The Intelligent Investor

Benjamin Graham

Pages

640

Year

1949

Difficulty

Challenging

Themes

value investing, margin of safety, market psychology, fundamental analysis, defensive investing

The book Warren Buffett calls “by far the best book about investing ever written,” and the one he still recommends to anyone who asks where to begin.

Why Start Here

Graham wrote three books, but only The Intelligent Investor was designed for the general reader. Security Analysis, his first major work, is a technical reference aimed at professional analysts. The Interpretation of Financial Statements is a narrow primer on accounting. The Intelligent Investor sits between the two: rigorous enough to change how you think, accessible enough that you do not need a finance degree to follow along.

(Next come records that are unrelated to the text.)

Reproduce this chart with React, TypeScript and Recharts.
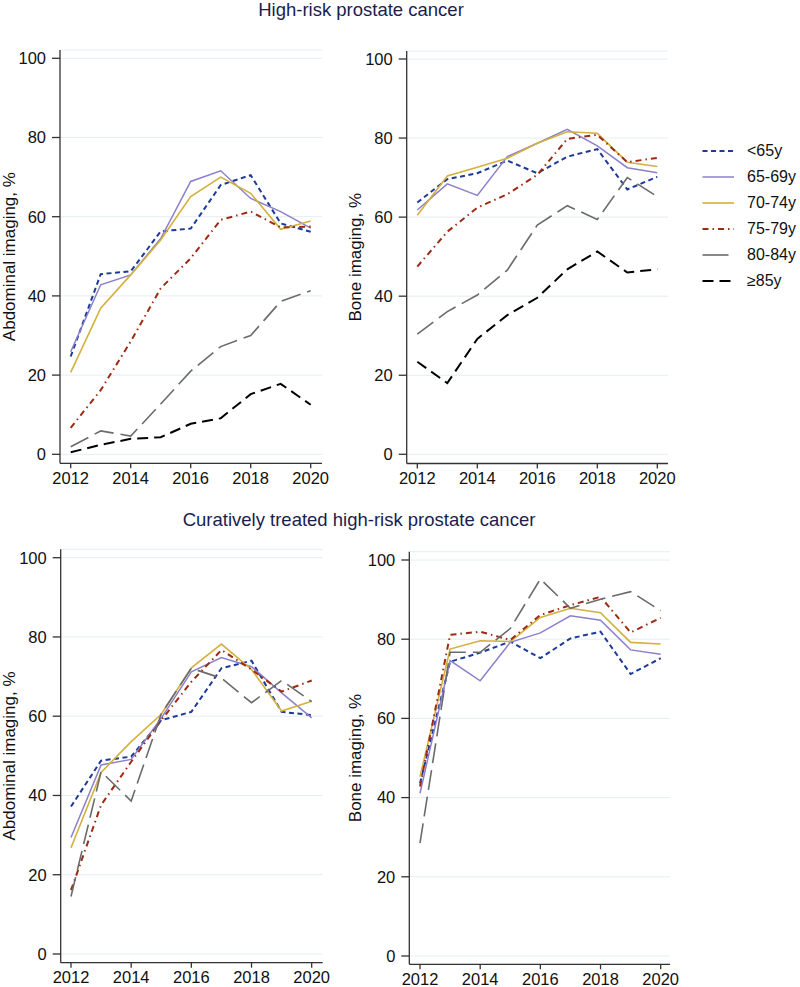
import { LineChart, Line, XAxis, YAxis, CartesianGrid, Legend } from "recharts";

// --- data ---
const years = [2012, 2013, 2014, 2015, 2016, 2017, 2018, 2019, 2020];
const ageGroups = ["<65y", "65-69y", "70-74y", "75-79y", "80-84y", "≥85y"];
const yTicks = [0, 20, 40, 60, 80, 100];
const xTicks = [2012, 2014, 2016, 2018, 2020];

// High-risk, abdominal imaging
const hrAbdLt65 = [24.7, 45.5, 46.2, 56.3, 57.0, 68.0, 70.5, 58.3, 56.2];
const hrAbd6569 = [25.9, 42.8, 45.3, 54.5, 68.9, 71.6, 64.6, 61.3, 57.1];
const hrAbd7074 = [20.7, 36.9, 45.3, 54.1, 65.1, 70.0, 65.9, 56.8, 58.9];
const hrAbd7579 = [6.7, 16.2, 28.5, 41.9, 49.5, 59.2, 61.3, 57.3, 57.5];
const hrAbd8084 = [1.9, 5.9, 4.6, 12.7, 21.0, 27.2, 30.0, 38.6, 41.3];
const hrAbd85 = [0.5, 2.4, 3.9, 4.3, 7.7, 9.1, 15.2, 17.8, 12.5];

// High-risk, bone imaging
const hrBoneLt65 = [63.7, 69.6, 71.1, 74.3, 71.1, 75.3, 77.2, 67.0, 70.2];
const hrBone6569 = [61.8, 68.4, 65.5, 75.3, 78.7, 82.2, 78.0, 72.5, 71.2];
const hrBone7074 = [60.5, 70.4, 72.6, 74.9, 78.7, 81.6, 81.2, 73.9, 72.8];
const hrBone7579 = [47.5, 56.3, 62.4, 65.8, 70.7, 79.8, 80.8, 73.9, 75.0];
const hrBone8084 = [30.4, 36.1, 40.3, 46.6, 58.0, 62.9, 59.4, 70.0, 65.2];
const hrBone85 = [23.4, 18.0, 29.2, 35.2, 39.6, 46.8, 51.3, 46.0, 46.8];

// Curatively treated, abdominal imaging
const ctAbdLt65 = [37.2, 48.8, 49.8, 59.0, 61.1, 72.1, 74.0, 61.1, 60.3];
const ctAbd6569 = [29.4, 47.7, 49.1, 59.5, 71.2, 74.8, 72.5, 65.9, 59.6];
const ctAbd7074 = [26.8, 45.8, 53.6, 60.5, 72.2, 78.2, 71.8, 61.3, 63.8];
const ctAbd7579 = [16.1, 37.6, 48.5, 59.0, 68.7, 76.7, 71.8, 66.2, 69.0];
const ctAbd8084 = [14.5, 46.0, 38.6, 60.6, 72.1, 69.6, 63.4, 69.0, 63.7];

// Curatively treated, bone imaging
const ctBoneLt65 = [43.6, 74.3, 76.6, 79.4, 75.2, 80.2, 81.9, 71.2, 75.2];
const ctBone6569 = [41.1, 74.6, 69.5, 79.2, 81.6, 85.9, 84.8, 77.3, 76.2];
const ctBone7074 = [45.3, 77.5, 79.6, 79.4, 85.5, 87.8, 86.7, 79.2, 78.8];
const ctBone7579 = [42.8, 81.1, 81.9, 79.8, 86.1, 88.6, 90.7, 81.7, 85.4];
const ctBone8084 = [28.5, 76.7, 76.7, 82.7, 95.2, 87.8, 90.1, 92.0, 87.2];

// line looks per age group (same order as ageGroups)
const LOOKS = [
  { color: "#1d3a99", width: 2, dash: "5 3.5" },
  { color: "#8b80cc", width: 1.5, dash: undefined },
  { color: "#d4b03c", width: 1.6, dash: undefined },
  { color: "#9e2a14", width: 2, dash: "6 4 1.5 4" },
  { color: "#6b6b6b", width: 1.6, dash: "20 7" },
  { color: "#000000", width: 2, dash: "11 6" },
];

const FONT = "'Liberation Sans', Arial, sans-serif";
const AXIS = "#333333";

function toRows(cols: number[][]) {
  return years.map((year, i) => {
    const row: Record<string, number> = { year };
    cols.forEach((c, k) => {
      row["s" + k] = c[i];
    });
    return row;
  });
}

type Box = {
  left: number; top: number; axisX: number; axisTop: number; axisBottom: number;
  right: number; y100: number; y0: number; x2012: number; x2020: number; labelX: number;
};

function LegendBox({ payload }: any) {
  // keep the age order, not the alphabetical one
  const items = [...(payload || [])].sort(
    (a: any, b: any) => Number(String(a.dataKey).slice(1)) - Number(String(b.dataKey).slice(1))
  );
  return (
    <div style={{ fontFamily: FONT, fontSize: 16, color: "#111" }}>
      {items.map((entry: any) => {
        const k = Number(String(entry.dataKey).slice(1));
        const look = LOOKS[k];
        const len = k === 4 ? 26 : 31.5;
        return (
          <div key={entry.value} style={{ height: 26, display: "flex", alignItems: "center" }}>
            <svg width={45} height={26} style={{ display: "block" }}>
              <line x1={0.5} x2={0.5 + len} y1={13} y2={13} stroke={look.color}
                strokeWidth={look.width} strokeDasharray={k === 4 ? undefined : look.dash} />
            </svg>
            <span style={{ whiteSpace: "nowrap", lineHeight: "26px" }}>{entry.value}</span>
          </div>
        );
      })}
    </div>
  );
}

function Panel({ box, cols, label, legend }: { box: Box; cols: number[][]; label: string; legend?: boolean }) {
  const rows = toRows(cols);
  const width = legend ? 800 - box.left : box.right + 28 - box.left;
  const height = box.axisBottom + 30 - box.top;
  return (
    <div style={{ position: "absolute", left: box.left, top: box.top }}>
      <LineChart
        width={width}
        height={height}
        data={rows}
        margin={{ top: box.axisTop - box.top, right: box.left + width - box.right, left: 0, bottom: 0 }}
      >
        <CartesianGrid vertical={false} stroke="#e4eef1" strokeWidth={1} />
        <XAxis
          dataKey="year"
          type="number"
          domain={[2012, 2020]}
          ticks={xTicks}
          interval={0}
          padding={{ left: box.x2012 - box.axisX, right: box.right - box.x2020 }}
          height={box.top + height - box.axisBottom}
          tickSize={5}
          tickMargin={4}
          stroke={AXIS}
          strokeWidth={1.3}
          tick={{ fill: "#111", fontSize: 16.5, fontFamily: FONT }}
          allowDecimals={false}
        />
        <YAxis
          type="number"
          domain={[0, 100]}
          ticks={yTicks}
          interval={0}
          width={box.axisX - box.left}
          padding={{ top: box.y100 - box.axisTop, bottom: box.axisBottom - box.y0 }}
          tickSize={8}
          tickMargin={6}
          stroke={AXIS}
          strokeWidth={1.3}
          tick={{ fill: "#111", fontSize: 16.5, fontFamily: FONT }}
          label={{
            value: label,
            angle: -90,
            position: "insideLeft",
            offset: box.labelX,
            style: { textAnchor: "middle", fontSize: 17, fontFamily: FONT, fill: "#111" },
          }}
        />
        {legend && (
          <Legend
            layout="vertical"
            verticalAlign="middle"
            align="center"
            content={<LegendBox />}
            wrapperStyle={{ position: "absolute", left: 702 - box.left, top: 151 - 13 - box.top, width: 98 }}
          />
        )}
        {cols.map((_, k) => (
          <Line
            key={k}
            dataKey={"s" + k}
            name={ageGroups[k]}
            type="linear"
            stroke={LOOKS[k].color}
            strokeWidth={LOOKS[k].width}
            strokeDasharray={LOOKS[k].dash}
            dot={false}
            activeDot={false}
            isAnimationActive={false}
          />
        ))}
      </LineChart>
    </div>
  );
}

const P1: Box = { left: 0, top: 40, axisX: 60, axisTop: 50, axisBottom: 463.3, right: 322, y100: 58.3, y0: 454.3, x2012: 70.7, x2020: 310.7, labelX: 9 };
const P2: Box = { left: 340, top: 40, axisX: 406.7, axisTop: 51, axisBottom: 463.5, right: 668, y100: 59, y0: 454.3, x2012: 417.3, x2020: 657.3, labelX: 15 };
const P3: Box = { left: 0, top: 540, axisX: 60.7, axisTop: 549.3, axisBottom: 962.7, right: 322.7, y100: 557.7, y0: 954, x2012: 71, x2020: 311.7, labelX: 9 };
const P4: Box = { left: 340, top: 540, axisX: 409.3, axisTop: 551.7, axisBottom: 964.3, right: 670, y100: 560, y0: 956, x2012: 420, x2020: 660.7, labelX: 15 };

export default function App() {
  return (
    <div style={{ position: "absolute", left: 0, top: 0, width: 800, height: 987, background: "#fff", overflow: "hidden" }}>
      <svg width={800} height={987} style={{ position: "absolute", left: 0, top: 0 }}>
        <text x={361} y={16} textAnchor="middle" fontFamily={FONT} fontSize={18.5} fill="#1b1d4f">
          High-risk prostate cancer
        </text>
        <text x={359} y={526} textAnchor="middle" fontFamily={FONT} fontSize={18.5} fill="#1b1d4f">
          Curatively treated high-risk prostate cancer
        </text>
      </svg>
      <Panel box={P1} label="Abdominal imaging, %" cols={[hrAbdLt65, hrAbd6569, hrAbd7074, hrAbd7579, hrAbd8084, hrAbd85]} />
      <Panel box={P2} label="Bone imaging, %" legend cols={[hrBoneLt65, hrBone6569, hrBone7074, hrBone7579, hrBone8084, hrBone85]} />
      <Panel box={P3} label="Abdominal imaging, %" cols={[ctAbdLt65, ctAbd6569, ctAbd7074, ctAbd7579, ctAbd8084]} />
      <Panel box={P4} label="Bone imaging, %" cols={[ctBoneLt65, ctBone6569, ctBone7074, ctBone7579, ctBone8084]} />
    </div>
  );
}
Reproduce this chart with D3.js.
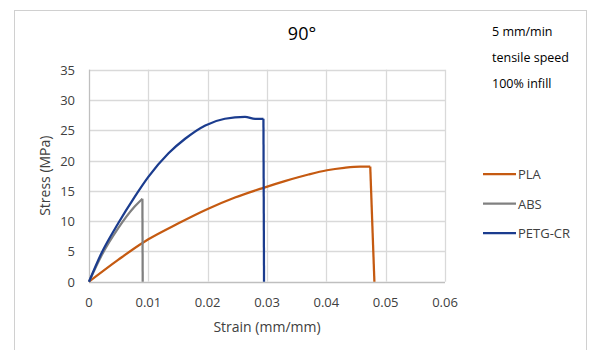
<!DOCTYPE html>
<html>
<head>
<meta charset="utf-8">
<script src="https://cdn.jsdelivr.net/npm/d3@7"></script>
<style>
  body { margin: 0; background: #fff; }
  svg { font-family: "Open Sans", "Noto Sans", sans-serif; }
</style>
</head>
<body>
<div id="chart"></div>
<script>
// strain (mm/mm) and stress (MPa)
const plaStrain = [0, 0.0049, 0.009, 0.01, 0.015, 0.02, 0.0246, 0.0294, 0.033, 0.037, 0.0401, 0.043, 0.0457, 0.0474, 0.0481];
const plaStress = [0, 3.6, 6.4, 7.0, 9.6, 12.0, 13.9, 15.5, 16.6, 17.7, 18.4, 18.8, 19.0, 19.0, 0];
const absStrain = [0, 0.0021, 0.0049, 0.0077, 0.009, 0.00905];
const absStress = [0, 4.3, 8.8, 12.4, 13.7, 0];
const petgStrain = [0, 0.0021, 0.0049, 0.0077, 0.01, 0.0134, 0.0162, 0.0196, 0.0229, 0.0263, 0.028, 0.0294, 0.0295];
const petgStress = [0, 4.7, 9.6, 14.0, 17.3, 21.2, 23.6, 25.8, 26.9, 27.2, 26.9, 26.9, 0];

const seriesNames = ["PLA", "ABS", "PETG-CR"];
const seriesColors = ["#c55a11", "#808080", "#1b3c8e"];
const xTicks = [0, 0.01, 0.02, 0.03, 0.04, 0.05, 0.06];
const yTicks = [0, 5, 10, 15, 20, 25, 30, 35];
const notes = ["5 mm/min", "tensile speed", "100% infill"];

const width = 591, height = 350;
const plot = { left: 89, right: 445, top: 69.7, bottom: 281.7 };

const svg = d3.select("#chart").append("svg")
  .attr("width", width)
  .attr("height", height);

// outer chart border
svg.append("rect")
  .attr("x", 14.5).attr("y", 10.5)
  .attr("width", 572).attr("height", 345)
  .attr("fill", "none")
  .attr("stroke", "#d0d0d0");

const x = d3.scaleLinear().domain([0, 0.06]).range([plot.left, plot.right]);
const y = d3.scaleLinear().domain([0, 35]).range([plot.bottom, plot.top]);

// grid
svg.append("g")
  .selectAll("line")
  .data(yTicks)
  .enter()
  .append("line")
  .attr("x1", plot.left).attr("x2", plot.right)
  .attr("y1", d => Math.round(y(d)) + 0.5).attr("y2", d => Math.round(y(d)) + 0.5)
  .attr("stroke", d => d === 0 ? "#bfbfbf" : "#d9d9d9")
  .attr("stroke-width", 1.3);

svg.append("g")
  .selectAll("line")
  .data(xTicks)
  .enter()
  .append("line")
  .attr("x1", d => Math.round(x(d)) + 0.5).attr("x2", d => Math.round(x(d)) + 0.5)
  .attr("y1", plot.top).attr("y2", plot.bottom)
  .attr("stroke", d => d === 0 ? "#bfbfbf" : "#d9d9d9")
  .attr("stroke-width", 1.3);

// tick labels
svg.append("g")
  .selectAll("text")
  .data(yTicks)
  .enter()
  .append("text")
  .attr("x", 75)
  .attr("y", d => y(d) + 5)
  .attr("text-anchor", "end")
  .attr("font-size", 13)
  .attr("fill", "#404040")
  .text(d => d);

svg.append("g")
  .selectAll("text")
  .data(xTicks)
  .enter()
  .append("text")
  .attr("x", d => x(d))
  .attr("y", 307)
  .attr("text-anchor", "middle")
  .attr("font-size", 13)
  .attr("fill", "#404040")
  .text(d => d === 0 ? "0" : d3.format(".2f")(d));

// axis titles
svg.append("text")
  .attr("x", (plot.left + plot.right) / 2)
  .attr("y", 332)
  .attr("text-anchor", "middle")
  .attr("font-size", 14)
  .attr("fill", "#404040")
  .text("Strain (mm/mm)");

svg.append("text")
  .attr("transform", "translate(50," + (plot.top + plot.bottom) / 2 + ")rotate(-90)")
  .attr("text-anchor", "middle")
  .attr("font-size", 14)
  .attr("fill", "#404040")
  .text("Stress (MPa)");

// chart title
svg.append("text")
  .attr("x", 302)
  .attr("y", 40)
  .attr("text-anchor", "middle")
  .attr("font-size", 18)
  .attr("fill", "#000")
  .text("90°");

// notes
svg.append("g")
  .selectAll("text")
  .data(notes)
  .enter()
  .append("text")
  .attr("x", 492)
  .attr("y", (d, i) => 36 + i * 26)
  .attr("font-size", 12.5)
  .attr("fill", "#000")
  .text(d => d);

// series
const series = [
  { strain: plaStrain, stress: plaStress },
  { strain: absStrain, stress: absStress },
  { strain: petgStrain, stress: petgStress }
];

const line = d3.line()
  .x(d => x(d[0]))
  .y(d => y(d[1]))
  .curve(d3.curveMonotoneX);

series.forEach((s, i) => {
  const pts = s.strain.map((v, j) => [v, s.stress[j]]);
  // smooth curve up to the break, then a straight drop
  const rise = pts.slice(0, pts.length - 1);
  const drop = pts.slice(pts.length - 2);
  svg.append("path")
    .attr("d", line(rise))
    .attr("fill", "none")
    .attr("stroke", seriesColors[i])
    .attr("stroke-width", 2.25)
    .attr("stroke-linejoin", "round");
  svg.append("path")
    .attr("d", d3.line().x(d => x(d[0])).y(d => y(d[1]))(drop))
    .attr("fill", "none")
    .attr("stroke", seriesColors[i])
    .attr("stroke-width", 2.25);
});

// legend
const legend = svg.append("g")
  .selectAll("g")
  .data(seriesNames)
  .enter()
  .append("g")
  .attr("transform", (d, i) => "translate(483," + (174 + i * 29.5) + ")");

legend.append("line")
  .attr("x1", 0).attr("x2", 33)
  .attr("stroke", (d, i) => seriesColors[i])
  .attr("stroke-width", 2.25);

legend.append("text")
  .attr("x", 35)
  .attr("y", 5)
  .attr("font-size", 13)
  .attr("fill", "#404040")
  .text(d => d);
</script>
</body>
</html>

The book introduces concepts that have become foundational vocabulary in investing. Mr. Market, Graham’s allegory for the stock market as an emotional business partner who offers to buy or sell shares at wildly different prices each day, reframes how you think about price swings. The margin of safety principle, buying at a significant discount to intrinsic value, provides a framework for managing risk. The distinction between defensive and enterprising investors helps readers choose a strategy that fits their temperament and time. The revised edition with commentary by Jason Zweig bridges Graham’s 1949 examples to modern markets, making the dense original far more approachable.

What to Expect

A 640-page hardcover that rewards careful, slow reading. The prose is formal and occasionally dense, reflecting its mid-century origins, but Zweig’s chapter-by-chapter commentary translates the key ideas into contemporary language. Expect to underline constantly. This is not a book you breeze through in a weekend. It is the kind of book you return to across years, finding new meaning each time your experience as an investor deepens.